Mendelson and Melendez both thought that the special was too slow and that the inclusion of religion would not go over well.
“When [Schulz] said, ‘You know, we’re going to have Linus read from the Bible,’ Bill and I looked at each other and said, ‘Uh oh, that doesn’t sound very good,’” said Mendelson. “But then Schulz said, ‘Look, if we’re going to do this, we should talk about what Christmas is all about, not just do a cartoon with no particular point of view.’”
Schulz also vehemently opposed Mendelson’s suggestion that there be a laugh track, given this was a cartoon.
The execs at CBS ended up having the same thoughts as Mendelson and Melendez, while also believing the music was a bad fit. But Schulz’s team turned in the finished work just a bit over a week before the scheduled airdate, and so changes weren’t an option.
“[The CBS execs] thought the kids were using big words,” said Mendelson. “They didn’t get the jazz music, and so they said, ‘Well, we’ll put it on the air, not much we can do about it.
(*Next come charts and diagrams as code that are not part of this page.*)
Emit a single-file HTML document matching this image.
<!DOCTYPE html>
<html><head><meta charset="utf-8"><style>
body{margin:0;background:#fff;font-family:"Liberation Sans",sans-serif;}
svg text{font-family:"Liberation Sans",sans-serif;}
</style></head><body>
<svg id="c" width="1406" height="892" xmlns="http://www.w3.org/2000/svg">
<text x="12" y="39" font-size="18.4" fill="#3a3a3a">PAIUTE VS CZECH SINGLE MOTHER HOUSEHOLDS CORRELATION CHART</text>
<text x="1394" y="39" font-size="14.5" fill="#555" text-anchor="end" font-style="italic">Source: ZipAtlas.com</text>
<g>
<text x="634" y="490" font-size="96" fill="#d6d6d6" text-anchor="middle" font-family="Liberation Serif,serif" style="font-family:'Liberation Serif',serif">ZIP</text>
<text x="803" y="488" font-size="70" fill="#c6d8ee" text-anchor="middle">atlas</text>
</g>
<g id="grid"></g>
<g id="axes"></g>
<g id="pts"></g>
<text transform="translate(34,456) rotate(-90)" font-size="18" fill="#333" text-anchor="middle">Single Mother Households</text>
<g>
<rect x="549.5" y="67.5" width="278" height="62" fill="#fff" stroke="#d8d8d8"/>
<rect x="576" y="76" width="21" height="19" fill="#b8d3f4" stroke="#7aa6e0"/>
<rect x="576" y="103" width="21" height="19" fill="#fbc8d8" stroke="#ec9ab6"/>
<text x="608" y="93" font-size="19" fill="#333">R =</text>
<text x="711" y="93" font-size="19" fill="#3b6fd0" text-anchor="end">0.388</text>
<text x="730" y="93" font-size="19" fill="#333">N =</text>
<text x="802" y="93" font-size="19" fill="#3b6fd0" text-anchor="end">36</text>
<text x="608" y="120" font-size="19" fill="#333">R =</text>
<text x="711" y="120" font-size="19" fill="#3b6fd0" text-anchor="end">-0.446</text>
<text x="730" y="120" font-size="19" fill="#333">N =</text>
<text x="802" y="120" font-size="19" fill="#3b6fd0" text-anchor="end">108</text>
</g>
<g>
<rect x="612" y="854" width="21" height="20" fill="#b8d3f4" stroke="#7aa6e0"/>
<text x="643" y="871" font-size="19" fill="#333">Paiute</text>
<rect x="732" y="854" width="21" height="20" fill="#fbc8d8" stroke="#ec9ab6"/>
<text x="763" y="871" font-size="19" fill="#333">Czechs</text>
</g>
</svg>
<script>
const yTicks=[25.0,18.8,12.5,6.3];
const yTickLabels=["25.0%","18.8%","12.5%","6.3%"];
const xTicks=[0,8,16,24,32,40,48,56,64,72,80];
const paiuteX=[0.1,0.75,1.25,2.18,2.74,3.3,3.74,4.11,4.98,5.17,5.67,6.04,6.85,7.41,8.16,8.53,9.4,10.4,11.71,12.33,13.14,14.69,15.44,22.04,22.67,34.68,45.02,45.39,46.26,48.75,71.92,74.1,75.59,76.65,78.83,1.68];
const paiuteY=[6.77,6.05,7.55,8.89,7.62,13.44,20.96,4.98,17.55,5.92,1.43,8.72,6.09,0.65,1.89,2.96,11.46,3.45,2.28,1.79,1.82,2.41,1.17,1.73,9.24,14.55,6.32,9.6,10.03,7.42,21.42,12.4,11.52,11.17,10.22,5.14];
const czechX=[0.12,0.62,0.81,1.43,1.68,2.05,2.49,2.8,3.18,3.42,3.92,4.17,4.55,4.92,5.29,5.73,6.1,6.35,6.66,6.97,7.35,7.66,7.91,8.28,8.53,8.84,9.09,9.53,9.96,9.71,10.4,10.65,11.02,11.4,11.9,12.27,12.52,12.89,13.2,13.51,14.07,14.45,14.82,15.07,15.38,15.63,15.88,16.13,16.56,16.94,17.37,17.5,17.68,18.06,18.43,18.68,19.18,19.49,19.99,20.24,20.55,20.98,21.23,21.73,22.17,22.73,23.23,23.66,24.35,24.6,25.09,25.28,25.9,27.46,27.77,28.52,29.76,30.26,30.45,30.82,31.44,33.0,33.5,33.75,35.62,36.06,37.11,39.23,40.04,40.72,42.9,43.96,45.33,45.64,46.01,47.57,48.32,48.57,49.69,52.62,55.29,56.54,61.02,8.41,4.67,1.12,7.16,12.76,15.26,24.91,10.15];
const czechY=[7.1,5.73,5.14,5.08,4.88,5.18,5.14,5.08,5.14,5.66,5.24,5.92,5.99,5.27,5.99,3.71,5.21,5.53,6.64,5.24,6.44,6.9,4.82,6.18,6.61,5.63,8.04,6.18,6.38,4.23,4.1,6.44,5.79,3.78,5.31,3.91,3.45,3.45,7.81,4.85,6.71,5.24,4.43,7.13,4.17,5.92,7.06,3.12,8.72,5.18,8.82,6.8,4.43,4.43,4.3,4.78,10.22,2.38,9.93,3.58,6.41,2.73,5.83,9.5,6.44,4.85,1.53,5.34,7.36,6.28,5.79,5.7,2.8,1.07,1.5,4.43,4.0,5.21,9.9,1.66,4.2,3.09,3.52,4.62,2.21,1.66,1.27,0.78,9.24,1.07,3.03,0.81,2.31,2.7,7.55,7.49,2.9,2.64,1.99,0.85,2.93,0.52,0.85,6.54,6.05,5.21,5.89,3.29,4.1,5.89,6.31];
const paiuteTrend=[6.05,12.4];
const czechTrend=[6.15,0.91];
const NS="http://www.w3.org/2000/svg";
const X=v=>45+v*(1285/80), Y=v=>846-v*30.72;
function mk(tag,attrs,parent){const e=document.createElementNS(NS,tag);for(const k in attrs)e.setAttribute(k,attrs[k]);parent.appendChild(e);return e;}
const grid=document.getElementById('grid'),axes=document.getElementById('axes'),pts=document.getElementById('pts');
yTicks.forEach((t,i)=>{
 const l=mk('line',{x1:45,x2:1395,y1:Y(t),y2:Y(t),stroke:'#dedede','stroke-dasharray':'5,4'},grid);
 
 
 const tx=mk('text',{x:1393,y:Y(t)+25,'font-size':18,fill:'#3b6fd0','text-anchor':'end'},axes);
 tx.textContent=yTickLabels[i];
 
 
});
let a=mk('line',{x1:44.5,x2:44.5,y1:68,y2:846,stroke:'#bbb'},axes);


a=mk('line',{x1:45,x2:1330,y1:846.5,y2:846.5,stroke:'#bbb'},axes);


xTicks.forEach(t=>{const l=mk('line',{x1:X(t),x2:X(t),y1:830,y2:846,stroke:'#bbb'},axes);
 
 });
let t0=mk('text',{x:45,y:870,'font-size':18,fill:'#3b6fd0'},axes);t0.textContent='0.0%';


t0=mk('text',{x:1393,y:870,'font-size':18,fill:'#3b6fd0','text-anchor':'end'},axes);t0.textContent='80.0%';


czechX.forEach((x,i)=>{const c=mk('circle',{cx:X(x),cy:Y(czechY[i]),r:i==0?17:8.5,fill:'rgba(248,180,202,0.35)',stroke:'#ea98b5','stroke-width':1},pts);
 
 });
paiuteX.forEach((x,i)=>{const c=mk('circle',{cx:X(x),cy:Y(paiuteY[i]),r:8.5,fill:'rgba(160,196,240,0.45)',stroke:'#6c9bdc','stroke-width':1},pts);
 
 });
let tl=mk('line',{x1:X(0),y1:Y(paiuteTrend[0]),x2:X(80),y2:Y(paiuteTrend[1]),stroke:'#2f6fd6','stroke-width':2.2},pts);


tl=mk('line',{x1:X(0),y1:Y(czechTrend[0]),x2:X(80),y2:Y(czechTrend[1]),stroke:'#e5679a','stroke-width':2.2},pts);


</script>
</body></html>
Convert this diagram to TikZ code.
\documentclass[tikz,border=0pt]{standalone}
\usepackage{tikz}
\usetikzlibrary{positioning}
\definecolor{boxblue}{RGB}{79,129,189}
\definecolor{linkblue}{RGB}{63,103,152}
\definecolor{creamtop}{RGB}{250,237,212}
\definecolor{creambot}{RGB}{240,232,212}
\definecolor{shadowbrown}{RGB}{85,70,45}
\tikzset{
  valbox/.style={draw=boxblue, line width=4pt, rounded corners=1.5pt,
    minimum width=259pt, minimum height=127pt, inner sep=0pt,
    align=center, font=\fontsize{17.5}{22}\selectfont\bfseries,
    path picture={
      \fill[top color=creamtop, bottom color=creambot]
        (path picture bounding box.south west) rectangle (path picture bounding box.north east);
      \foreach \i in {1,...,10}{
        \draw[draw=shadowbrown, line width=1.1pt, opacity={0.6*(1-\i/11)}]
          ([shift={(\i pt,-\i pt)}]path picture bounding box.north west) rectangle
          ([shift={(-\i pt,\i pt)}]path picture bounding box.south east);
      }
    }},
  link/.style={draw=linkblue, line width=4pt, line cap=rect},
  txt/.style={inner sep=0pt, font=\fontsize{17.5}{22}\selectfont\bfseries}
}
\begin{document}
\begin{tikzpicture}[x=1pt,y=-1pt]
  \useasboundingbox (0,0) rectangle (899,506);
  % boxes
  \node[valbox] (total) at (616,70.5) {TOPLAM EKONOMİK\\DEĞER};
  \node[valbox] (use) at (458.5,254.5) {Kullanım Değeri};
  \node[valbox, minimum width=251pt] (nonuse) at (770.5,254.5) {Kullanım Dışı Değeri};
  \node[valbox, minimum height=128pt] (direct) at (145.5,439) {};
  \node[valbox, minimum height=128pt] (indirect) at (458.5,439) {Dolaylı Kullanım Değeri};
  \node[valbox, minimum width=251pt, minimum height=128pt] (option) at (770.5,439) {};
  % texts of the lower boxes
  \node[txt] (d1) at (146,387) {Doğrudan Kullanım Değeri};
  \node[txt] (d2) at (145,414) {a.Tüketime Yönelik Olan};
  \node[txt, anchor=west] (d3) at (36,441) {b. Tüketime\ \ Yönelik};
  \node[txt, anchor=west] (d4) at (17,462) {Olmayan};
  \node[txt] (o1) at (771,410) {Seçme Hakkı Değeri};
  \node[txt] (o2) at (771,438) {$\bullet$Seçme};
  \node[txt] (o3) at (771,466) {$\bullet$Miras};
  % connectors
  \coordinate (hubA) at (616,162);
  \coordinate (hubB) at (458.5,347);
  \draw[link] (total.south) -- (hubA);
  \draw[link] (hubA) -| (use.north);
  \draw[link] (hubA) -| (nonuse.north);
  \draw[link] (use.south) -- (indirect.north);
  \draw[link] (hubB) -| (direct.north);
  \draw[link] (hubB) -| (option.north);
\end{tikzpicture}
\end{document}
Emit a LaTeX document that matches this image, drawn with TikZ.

It’s in TV Guide, we’ll put it on, it’s not going to hurt anything.’”
It may seem strange that Schulz agreed to risk the longevity of his career to make such a unique special that went against the conventional wisdom of the time, but Mendelson explained it was a move in line with Schulz’s nature.
“He was very competitive always ― in sports, or being the best comic strip or whatever,” said Mendelson. “So looking back, I can see where he would say, ‘Come on, we can do it.’ He was very confident in it, but he took an enormous risk.”
Just like Charlie Brown fought for his authentic Christmas tree, or just like Schulz fought for his vision, sometimes you’ve got to believe you’re the one with the right idea in a room full of doubters.
“Charlie Brown endures bullying and keeps fighting back ― [this message] is so important today,” concluded Mendelson. “Over the past 50 years, I’ve heard from so many different minority groups that identify with Charlie Brown and his struggle. His struggle is like their struggle. If there’s any way that Charlie Brown’s success can wave the flag for the bullied, then I think that’s a good thing.”
As all the characters yell at the end of the special, “Merry Christmas, Charlie Brown.”